I know this is kind of a sensitive issue or at least a bit of a gross topic but let’s face it, sometimes dogs eat poop. Lately, I’ve found my older dog eating poop. I have two dogs so I don’t know if she’s eating her own poop or the poop of her younger sister. I hate to even be talking about this, but right now it’s an issue for us in our household, and perhaps it’s an issue in yours.
I consulted with our veterinarian earlier this week about the issue. I speculated that Tana was eating her sisters’ poop because recently I have switched Tana to senior food (she’s 10 years old and the vet recommended the change) which she obviously didn’t like too much because she would barely eat it. My thoughts were that she wasn’t getting something in her new food that she had been getting in her old food which the younger one was still eating. The vet concurred that it was surely a possible explanation. His thoughts on the subject: “go back to feeding her regular food, I’d rather have her eating regular food and not eating poop than eating senior food and eating poop.” So there you have it, sound advice from an expert.
The official name given this disgusting habit is Coprophagia and it is quite common, especially in puppies. The most common causes are the lack of nutrients in food, hunger or boredom. Changing the diet, exercise and discouraging the bad behavior and praising good behavior are good solutions. Another recommended solution is to sprinkle a product called Forbid on the food. Said to cause some kind of chemical reaction in the intestines and make the resulting feces unpleasant to eat. I have opted not to go that route as I shy away from adding kind of chemical to my dogs’ food however harmless it is said to be.
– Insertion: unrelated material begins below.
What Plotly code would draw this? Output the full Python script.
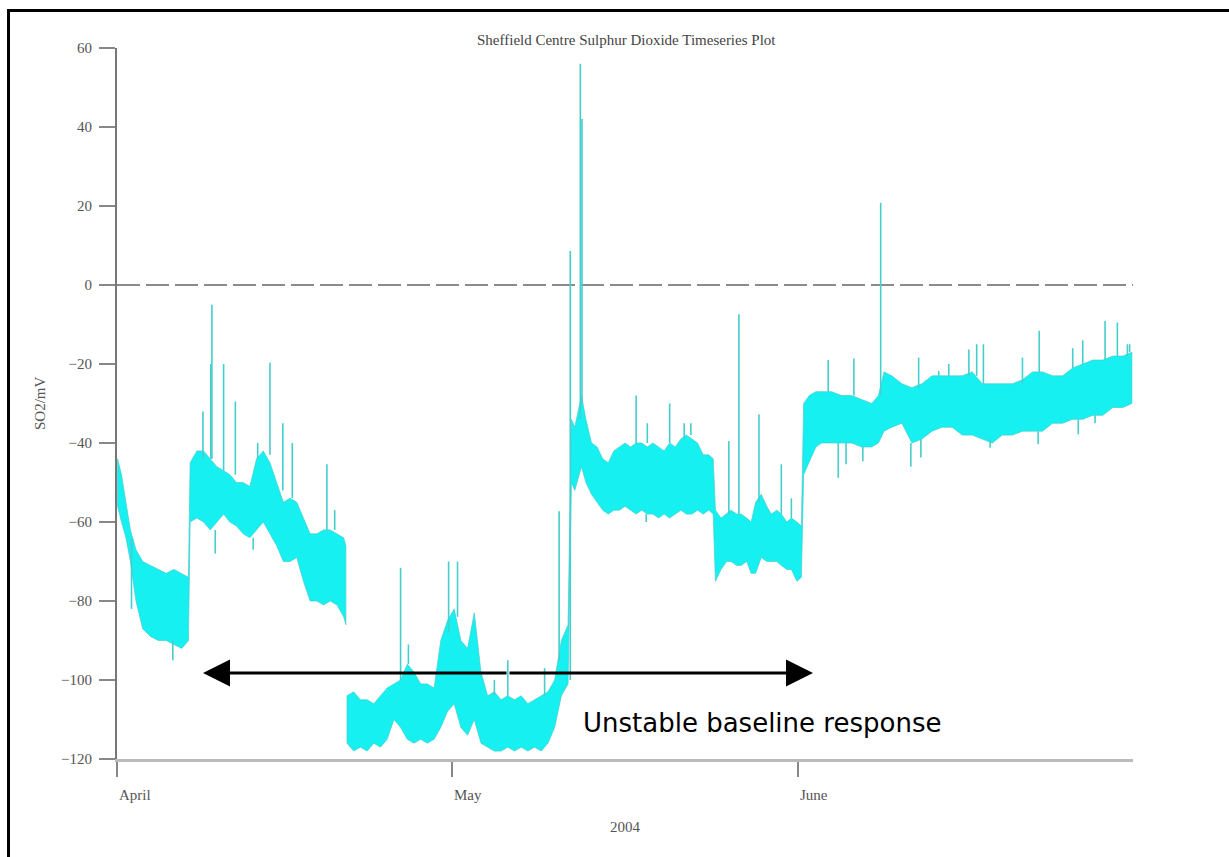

The vet suggested Taste of The Wild Grain-Free Premium High Protein Dry Dog, as it’s what she feeds her dogs.
This is what my vet had to say:
Senior dogs NEED higher protein diets, plain and simple. In fact, younger dogs need protein too, but senior dogs even more so. Any dog-food company that hasn’t kept up on the “latest” (now years old) research and is still offering reduced-protein “senior” diets is one you should be wary about. I would suggest you switch because the food you are currently feeding, at only 22% protein, isn’t adequate for a dog of any age. Look for something with more than 28% protein, preferably higher. If your dog is prone to getting fat, switching to something with 40% or higher protein will help improve the dog’s health and body condition. There is NO downside to feeding dogs high-protein diets: it doesn’t damage kidneys or any other organs, it doesn’t do anything toxic to them. It’s good for them. It’s what they evolved to eat.